Street performance holds a somewhat unique relationship to labour – it is one of the few acts where a call for remuneration is explicitly built into the performance; conversely, it is one of the few ‘jobs’ habitually undertaken by the jobless - the domain of buskers, the counter-culture and, by virtue of its location, the homeless community.  Such significations create an expectation that its performers are not professional, and lack the kind of artistic skill we expect to find in ‘proper’ venues.[ii]   It was this already complex relationship to labour that I wanted to tie directly to the mythical construct of Santa Claus, the toy-maker with the impossible task of delivering presents to all of the world's children in a single night.  Within that narrative, the one day of the year that Santa is neither making presents nor delivering them, is Christmas day itself.  Likewise, if we expect to see street performers in the lead up to Christmas, and in particular a myriad of Santa’s in shopping malls, we do not expect them - or anyone else for that matter - to still be working Christmas morning.[iii]  As such, my Santa Claus is presented as simultaneously labouring, non-professional, and homeless, on the very day that we would expect both he and the actor that portrays him to be doing almost anything else.  The choice of musical material – a tense, fifty-minute drone that fails to cater for populist tastes and expectations - is amplified in incredulity by its performance at such an inhospitable time.
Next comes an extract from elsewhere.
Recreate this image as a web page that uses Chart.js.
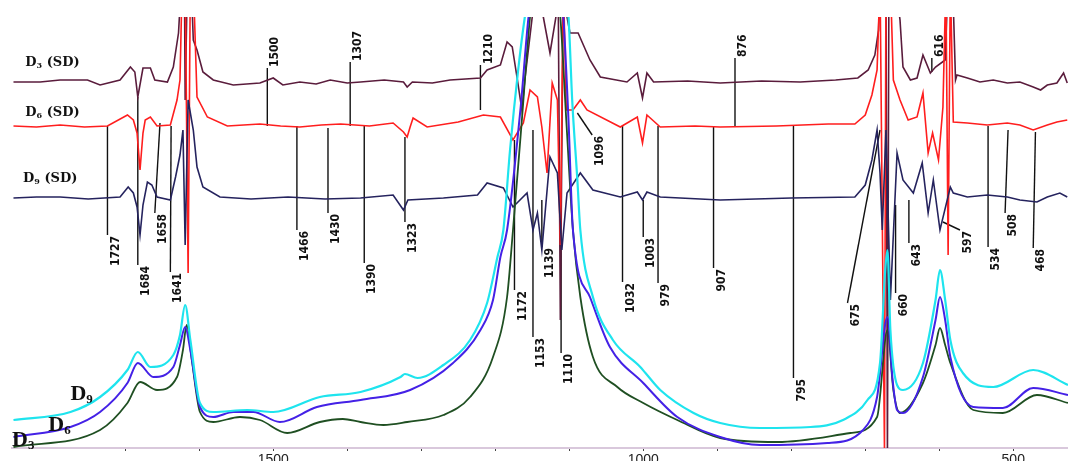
<!DOCTYPE html>
<html>
<head>
<meta charset="utf-8">
<script src="https://cdn.jsdelivr.net/npm/chart.js@4/dist/chart.umd.min.js"></script>
<style>
  html, body { margin: 0; padding: 0; background: #fff; }
  #wrap { width: 1068px; height: 461px; }
</style>
</head>
<body>
<div id="wrap"><canvas id="ftirChart"></canvas></div>
<script>
// wavenumber (cm-1), relative intensity
const d9Spectrum = [[1851,2.8],[1774,3.6],[1734,5.1],[1697,7.8],[1683,9.6],[1666,8.1],[1635,9.3],[1626,11.3],[1619,14.3],[1612,10.8],[1599,4.5],[1581,3.6],[1535,3.8],[1500,3.6],[1437,5.1],[1382,5.6],[1328,7.1],[1322,7.4],[1305,7.0],[1270,8.3],[1234,10.8],[1211,14.5],[1197,19.1],[1189,21.8],[1180,29.8],[1169,37.8],[1160,43.1],[1132,55],[1101,43.1],[1096,34.8],[1089,26.8],[1085,21.8],[1068,15.1],[1041,10.8],[1004,8.1],[997,7.5],[977,5.8],[932,3.5],[896,2.5],[842,2.0],[774,2.1],[730,2.8],[697,4.8],[680,8.5],[673,17.8],[670,19.8],[666,11.8],[657,6.3],[649,5.8],[622,8.5],[605,14.8],[599,17.8],[592,14.8],[585,10.8],[568,7.5],[527,6.1],[473,7.8],[426,6.3]];
const d6Spectrum = [[1851,1.1],[1774,2.1],[1734,3.6],[1697,6.5],[1683,8.5],[1662,7.1],[1635,8.1],[1626,10.3],[1619,12.1],[1612,9.8],[1599,4.1],[1581,3.1],[1554,3.6],[1527,3.6],[1491,2.6],[1441,4.1],[1382,4.8],[1315,5.8],[1257,8.5],[1220,11.8],[1203,14.8],[1193,19.1],[1184,21.8],[1166,33.8],[1155,43.1],[1131,55],[1108,43.1],[1101,32.8],[1095,21.8],[1072,15.1],[1045,10.1],[1000,6.5],[954,3.1],[896,1.1],[842,0.3],[751,0.5],[703,1.8],[684,5.1],[670,13.1],[663,6.8],[657,3.8],[649,3.5],[622,7.1],[605,12.8],[599,15.1],[592,12.8],[585,9.1],[554,4.1],[514,4.0],[473,6.0],[426,5.3]];
const d3Spectrum = [[1851,0.1],[1734,1.8],[1697,4.5],[1680,6.6],[1657,5.8],[1630,7.1],[1622,9.8],[1617,12.3],[1610,8.8],[1599,3.6],[1581,2.6],[1545,3.1],[1518,2.8],[1481,1.5],[1437,2.6],[1406,2.9],[1382,2.6],[1351,2.3],[1319,2.6],[1270,3.3],[1234,5.1],[1203,9.1],[1184,15.1],[1176,21.8],[1164,32.8],[1153,43.1],[1132,55],[1112,43.1],[1104,32.8],[1095,21.8],[1085,15.1],[1068,9.1],[1035,6.1],[1000,4.5],[954,2.8],[896,1.0],[819,0.6],[720,1.5],[684,3.1],[670,11.8],[662,5.8],[653,3.5],[622,6.5],[605,10.3],[599,12.0],[592,10.3],[585,8.5],[554,3.8],[514,3.5],[468,5.3],[426,4.5]];

// second-derivative traces (offset)
const d3Sd = [[1851,36.6],[1815,36.6],[1788,36.8],[1751,36.8],[1734,36.3],[1707,36.8],[1693,38.1],[1687,37.6],[1683,35.1],[1676,38.0],[1666,38.0],[1660,36.8],[1643,36.6],[1635,38.1],[1628,41.5],[1624,46.8],[1620,46.8],[1619,34.8],[1616,46.8],[1611,46.8],[1608,40.8],[1603,39.8],[1595,37.6],[1581,36.8],[1554,36.3],[1518,36.5],[1500,37.0],[1487,36.3],[1464,36.6],[1442,36.4],[1423,36.8],[1400,36.5],[1382,36.6],[1350,36.8],[1324,36.6],[1319,36.1],[1312,36.6],[1285,36.5],[1261,36.8],[1220,37.0],[1211,37.8],[1193,38.3],[1184,40.6],[1177,40.1],[1170,36.8],[1164,33.8],[1160,36.8],[1150,43.1],[1142,46.8],[1135,43.1],[1126,39.5],[1118,43.1],[1115,46.8],[1112,12.8],[1108,46.8],[1103,43.1],[1099,41.5],[1088,41.5],[1072,38.8],[1058,37.1],[1022,36.6],[1008,37.5],[1001,35.0],[995,37.5],[986,36.6],[940,36.7],[896,36.5],[840,36.7],[788,36.6],[740,36.8],[710,37.0],[696,37.8],[687,39.3],[682,41.8],[680,46.8],[674,46.8],[672,46.8],[670,-0.7],[668,46.8],[660,46.8],[653,42.8],[649,38.1],[639,36.8],[630,37.0],[622,39.3],[612,37.5],[605,38.1],[592,38.8],[588,46.8],[582,46.8],[578,36.8],[576,37.3],[562,37.0],[545,36.6],[527,36.8],[508,36.5],[491,36.6],[473,36.1],[463,35.8],[454,36.3],[441,36.5],[432,37.5],[427,36.5]];
const d6Sd = [[1851,32.2],[1820,32.1],[1788,32.3],[1755,32.1],[1724,32.2],[1697,33.3],[1689,32.8],[1684,31.5],[1680,27.8],[1676,31.5],[1673,32.8],[1666,33.1],[1657,32.2],[1639,32.3],[1630,34.8],[1626,36.8],[1623,46.8],[1619,46.8],[1615,17.5],[1612,46.8],[1608,46.8],[1603,35.1],[1589,33.1],[1562,32.2],[1540,32.3],[1518,32.4],[1490,32.2],[1464,32.1],[1435,32.3],[1409,32.4],[1370,32.2],[1338,32.5],[1324,31.6],[1319,31.1],[1315,32.1],[1311,33.0],[1292,32.1],[1250,32.6],[1216,33.3],[1193,33.1],[1176,30.8],[1162,32.5],[1153,35.8],[1143,35.1],[1137,32.1],[1130,27.5],[1123,36.5],[1116,34.8],[1112,20.3],[1108,46.8],[1104,33.8],[1095,33.8],[1085,34.8],[1076,33.8],[1031,32.1],[1008,33.1],[1001,30.5],[995,33.3],[977,32.1],[930,32.2],[896,32.1],[820,32.2],[750,32.4],[714,32.4],[700,33.3],[691,35.3],[684,37.8],[680,46.8],[674,-0.2],[672,46.8],[666,46.8],[662,36.8],[653,34.8],[642,32.8],[630,33.1],[622,35.5],[615,29.5],[609,31.5],[601,28.8],[595,34.1],[591,46.8],[588,19.3],[585,46.8],[581,32.6],[562,32.5],[535,32.3],[508,32.5],[491,32.3],[473,31.8],[454,32.3],[441,32.6],[427,32.8]];
const d9Sd = [[1851,25.0],[1820,25.1],[1788,25.1],[1750,24.9],[1707,25.1],[1696,26.1],[1689,25.5],[1684,24.1],[1680,21.3],[1676,24.3],[1670,26.6],[1664,26.3],[1657,25.1],[1639,24.8],[1632,27.1],[1626,29.3],[1622,31.8],[1619,20.3],[1615,34.8],[1608,31.8],[1603,28.1],[1595,26.1],[1572,25.1],[1530,24.9],[1480,25.1],[1430,24.9],[1382,25.0],[1338,25.3],[1324,23.8],[1318,24.8],[1270,25.0],[1224,25.3],[1211,26.5],[1189,26.0],[1176,24.1],[1157,25.5],[1149,21.8],[1143,23.5],[1137,19.8],[1126,29.1],[1116,27.5],[1110,19.8],[1103,25.5],[1085,27.5],[1068,25.8],[1031,25.1],[1008,25.6],[1001,24.8],[995,25.6],[977,25.1],[896,24.8],[800,25.0],[714,25.1],[700,26.3],[691,28.8],[684,31.8],[680,27.5],[677,21.8],[672,31.8],[666,14.8],[657,29.5],[649,26.8],[635,25.5],[623,28.5],[615,23.5],[608,26.8],[599,21.8],[585,26.1],[581,25.5],[562,25.1],[535,25.3],[508,25.1],[491,24.8],[468,24.6],[454,25.1],[437,25.5],[427,25.1]];

// band assignments: label, leader start, leader end (label sits past the end)
const bandLabels = ['1500','1307','1210','876','616','1727','1684','1658','1641','1466','1430','1390','1323','1172','1153','1139','1110','1096','1032','1003','979','907','795','675','660','643','597','534','508','468'];
const bandStart = [[1508,32.2],[1396,32.2],[1220,33.8],[876,32.1],[610,37.6],[1724,32.2],[1683,35.1],[1653,32.5],[1638,32.2],[1468,32.2],[1426,32.0],[1377,32.2],[1322,31.1],[1174,30.8],[1149,31.8],[1137,24.8],[1111,19.8],[1089,33.5],[1028,32.2],[1000,24.8],[980,32.2],[905,32.2],[797,32.2],[680,31.8],[659,24.3],[641,24.8],[595,22.6],[534,32.2],[507,31.8],[470,31.6]];
const bandEnd = [[1508,38.0],[1396,38.6],[1220,38.3],[876,39.0],[610,39.0],[1724,21.3],[1683,18.3],[1660,23.5],[1639,17.6],[1468,21.8],[1426,23.5],[1377,18.5],[1322,22.6],[1174,15.8],[1149,11.1],[1137,20.1],[1111,9.5],[1069,31.3],[1028,16.6],[1000,21.1],[980,16.5],[905,18.0],[797,7.0],[724,14.5],[659,15.5],[641,20.5],[572,21.8],[534,20.1],[511,23.5],[473,20.0]];

const xTicks = [500, 1000, 1500];

function toPoints(pairs) {
    return pairs.map(p => ({x: p[0], y: p[1]}));
}

const datasets = [
    {data: toPoints(d9Spectrum), borderColor: '#1ee4ee', borderWidth: 2.2, cubicInterpolationMode: 'monotone'},
    {data: toPoints(d6Spectrum), borderColor: '#4421e6', borderWidth: 2, cubicInterpolationMode: 'monotone'},
    {data: toPoints(d3Spectrum), borderColor: '#1f4f22', borderWidth: 1.8, cubicInterpolationMode: 'monotone'},
    {data: toPoints(d9Sd), borderColor: '#25235e', borderWidth: 1.6},
    {data: toPoints(d6Sd), borderColor: '#ff1e1e', borderWidth: 1.6},
    {data: toPoints(d3Sd), borderColor: '#5a1c3c', borderWidth: 1.6}
];
bandLabels.forEach((lab, i) => {
    datasets.push({
        data: [{x: bandStart[i][0], y: bandStart[i][1]}, {x: bandEnd[i][0], y: bandEnd[i][1]}],
        borderColor: '#111', borderWidth: 1.4
    });
});

// rotated band numbers and series names
const labelPlugin = {
    id: 'labelPlugin',
    afterDatasetsDraw(chart) {
        const ctx = chart.ctx;
        const xs = chart.scales.x, ys = chart.scales.y;
        ctx.save();
        ctx.fillStyle = '#111';
        ctx.font = 'bold 12px "DejaVu Sans Condensed", "Liberation Sans Narrow", sans-serif';
        ctx.textBaseline = 'middle';
        bandLabels.forEach((lab, i) => {
            const up = bandEnd[i][1] > bandStart[i][1];
            const px = xs.getPixelForValue(bandEnd[i][0]);
            const py = ys.getPixelForValue(bandEnd[i][1]);
            ctx.save();
            ctx.translate(px + 8, up ? py - 1 : py + 1);
            ctx.rotate(-Math.PI / 2);
            ctx.textAlign = up ? 'left' : 'right';
            ctx.fillText(lab, 0, 0);
            ctx.restore();
        });

        function dName(sub, rest, wn, lev, size, fam) {
            let x = xs.getPixelForValue(wn);
            const y = ys.getPixelForValue(lev);
            ctx.textAlign = 'left';
            ctx.textBaseline = 'alphabetic';
            ctx.font = 'bold ' + size + 'px ' + fam;
            ctx.fillText('D', x, y);
            x += ctx.measureText('D').width;
            ctx.font = 'bold ' + Math.round(size * 0.6) + 'px ' + fam;
            ctx.fillText(sub, x, y + size * 0.12);
            x += ctx.measureText(sub).width;
            if (rest) {
                ctx.font = 'bold ' + size + 'px ' + fam;
                ctx.fillText(rest, x, y);
            }
        }
        const sdFont = '"DejaVu Serif", "Liberation Serif", serif';
        const bigFont = '"Liberation Serif", "DejaVu Serif", serif';
        dName('3', ' (SD)', 1835, 38.2, 13, sdFont);
        dName('6', ' (SD)', 1835, 33.2, 13, sdFont);
        dName('9', ' (SD)', 1838, 26.6, 13, sdFont);
        dName('9', '', 1774, 4.8, 22, bigFont);
        dName('6', '', 1804, 1.7, 22, bigFont);
        dName('3', '', 1853, 0.2, 22, bigFont);
        ctx.restore();
    }
};

new Chart(document.getElementById('ftirChart').getContext('2d'), {
    type: 'line',
    data: {datasets: datasets},
    plugins: [labelPlugin],
    options: {
        responsive: true,
        maintainAspectRatio: false,
        animation: false,
        layout: {padding: {top: 17, left: 12, right: 0, bottom: 0}},
        elements: {point: {radius: 0}, line: {tension: 0, fill: false}},
        plugins: {legend: {display: false}, tooltip: {enabled: false}},
        scales: {
            x: {
                type: 'linear',
                reverse: true,
                min: 426,
                max: 1853,
                afterFit(scale) { scale.height = 13; },
                afterBuildTicks(scale) {
                    scale.ticks = scale.ticks.filter(t => t.value % 100 === 0);
                },
                ticks: {
                    stepSize: 100,
                    autoSkip: false,
                    maxRotation: 0,
                    padding: 1,
                    color: '#222',
                    font: {size: 14, family: '"Liberation Sans", Arial, sans-serif'},
                    callback: v => (xTicks.includes(v) ? v : '')
                },
                grid: {drawOnChartArea: false, drawTicks: true, tickLength: 3, color: '#444'},
                border: {display: true, color: '#d9c8dc', width: 2}
            },
            y: {
                type: 'linear',
                display: false,
                min: 0,
                max: 43.1
            }
        }
    }
});
</script>
</body>
</html>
If a certain amateurism is tolerated, or even expected, within street performance, A Critique of Pure Representation[iv] engages with this by leading an entirely unrehearsed choir in the performance of a score that amounts to no more than a series of undefined symbols and vowel sounds.  With traditional musical elements reduced to the placement of symbols upon 8-beat long bars, and a pitch instruction consisting of high, middle, or low, the onus of the work is on the performers' ability to create unique sounds with the full range of their voice, rather than fulfilling any pre-existing standard, or demonstrating any identifiable musicality.  Indeed, the very idea of amateurism is problematised by the fact that even the most successful rendition of the score sits well outside of any cultural notions of skill or virtuosity.  What is more, the choir are not only unrehearsed but unknown to each other, having met for the first time in the moment of performance. 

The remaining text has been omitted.